Getting a PDF under 500 KB

500 KB is the aggressive tier: small enough for tight upload forms and instant email, while still readable on screen and in print. fits. gets there by downsampling embedded photos and re-encoding them as JPEG at a modest quality level. Text and vector graphics never compress — they stay perfectly sharp — so the visible trade-off is confined to photographs, which take on a web-quality look.

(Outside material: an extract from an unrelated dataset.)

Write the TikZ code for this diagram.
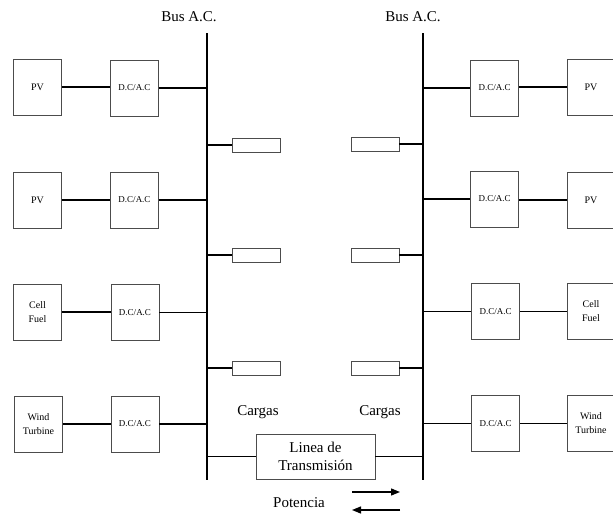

Whether a given PDF can reach 500 KB depends on how much of it is imagery. A mostly-text document slips under easily; a file packed with full-page photos may bottom out higher, and fits. reports the real delivered size rather than pretending it hit the target. If you need an exact ceiling, the Custom chip lets you type the number and aims just below it.

Common questions (4)
How do you compress a PDF under 500 KB without ruining it?
We downsample embedded images and re-encode them as JPEG at modest quality (~78%). Text and vector graphics stay untouched — only photos shrink.
What if my PDF is mostly text?
Then it’s already small. fits. runs a lossless structural pass to dedupe streams and trim metadata. Typical savings: 5–20% with zero visual change.
Will the result look bad?
For PDFs dominated by photos: the photos will look like web-quality JPEGs, fine for reading and printing. For mixed PDFs: text stays sharp; the photos are the only thing that compresses visibly.
How is this different from online compressors?
Tools like Smallpdf and PDF24 upload your file to their servers, compress there, then download back. fits. does it in your browser — never sending your file anywhere.